* **Exercise prompt**:
Repeat exactly the lines running from the first line of the data to the line containing "import plotly.graph_objects as go", both ends included, and nothing else; drop the pictures.

* **Recorded data**:
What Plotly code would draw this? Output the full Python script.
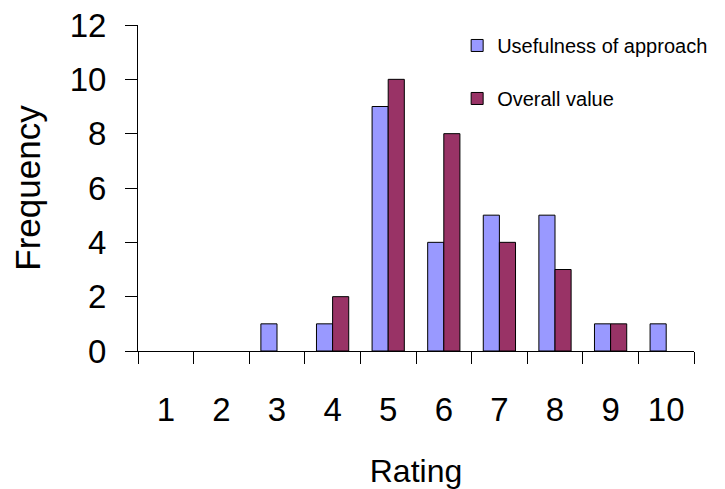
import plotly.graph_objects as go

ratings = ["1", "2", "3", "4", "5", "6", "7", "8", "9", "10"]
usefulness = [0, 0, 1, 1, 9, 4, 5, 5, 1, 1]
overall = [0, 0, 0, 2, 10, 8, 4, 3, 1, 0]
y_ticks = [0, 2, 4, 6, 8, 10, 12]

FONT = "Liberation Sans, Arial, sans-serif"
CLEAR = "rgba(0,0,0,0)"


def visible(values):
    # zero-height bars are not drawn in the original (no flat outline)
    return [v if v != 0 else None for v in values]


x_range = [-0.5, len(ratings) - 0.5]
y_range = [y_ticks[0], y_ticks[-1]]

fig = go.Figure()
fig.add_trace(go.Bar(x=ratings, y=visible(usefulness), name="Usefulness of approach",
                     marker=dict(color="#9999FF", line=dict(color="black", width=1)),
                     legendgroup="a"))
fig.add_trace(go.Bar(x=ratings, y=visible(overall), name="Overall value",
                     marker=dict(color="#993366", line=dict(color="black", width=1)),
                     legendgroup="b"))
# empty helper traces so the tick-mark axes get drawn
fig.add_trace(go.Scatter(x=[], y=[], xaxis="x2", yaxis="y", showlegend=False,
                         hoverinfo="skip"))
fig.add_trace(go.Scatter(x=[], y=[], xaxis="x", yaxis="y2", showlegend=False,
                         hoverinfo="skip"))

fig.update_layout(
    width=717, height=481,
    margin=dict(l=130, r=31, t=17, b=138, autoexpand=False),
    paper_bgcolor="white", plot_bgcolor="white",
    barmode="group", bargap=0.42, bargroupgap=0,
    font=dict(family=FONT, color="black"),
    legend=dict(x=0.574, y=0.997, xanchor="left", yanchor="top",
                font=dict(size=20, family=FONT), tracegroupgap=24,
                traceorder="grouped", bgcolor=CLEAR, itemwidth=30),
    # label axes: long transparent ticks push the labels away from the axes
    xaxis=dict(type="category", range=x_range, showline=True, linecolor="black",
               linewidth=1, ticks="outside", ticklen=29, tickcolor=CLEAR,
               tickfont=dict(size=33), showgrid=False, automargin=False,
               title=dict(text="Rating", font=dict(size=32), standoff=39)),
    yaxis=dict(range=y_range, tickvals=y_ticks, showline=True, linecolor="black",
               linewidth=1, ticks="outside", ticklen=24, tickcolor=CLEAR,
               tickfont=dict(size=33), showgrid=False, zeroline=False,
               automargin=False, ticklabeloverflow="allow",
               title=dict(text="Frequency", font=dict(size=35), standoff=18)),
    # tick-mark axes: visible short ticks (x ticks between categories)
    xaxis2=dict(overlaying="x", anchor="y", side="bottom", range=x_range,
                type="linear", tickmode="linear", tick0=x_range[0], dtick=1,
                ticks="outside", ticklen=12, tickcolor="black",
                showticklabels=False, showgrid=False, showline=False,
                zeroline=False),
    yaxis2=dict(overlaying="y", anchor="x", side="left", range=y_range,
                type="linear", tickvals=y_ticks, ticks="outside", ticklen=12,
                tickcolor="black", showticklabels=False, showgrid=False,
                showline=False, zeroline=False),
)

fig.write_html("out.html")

* **Solution to this task**:
What Plotly code would draw this? Output the full Python script.
import plotly.graph_objects as go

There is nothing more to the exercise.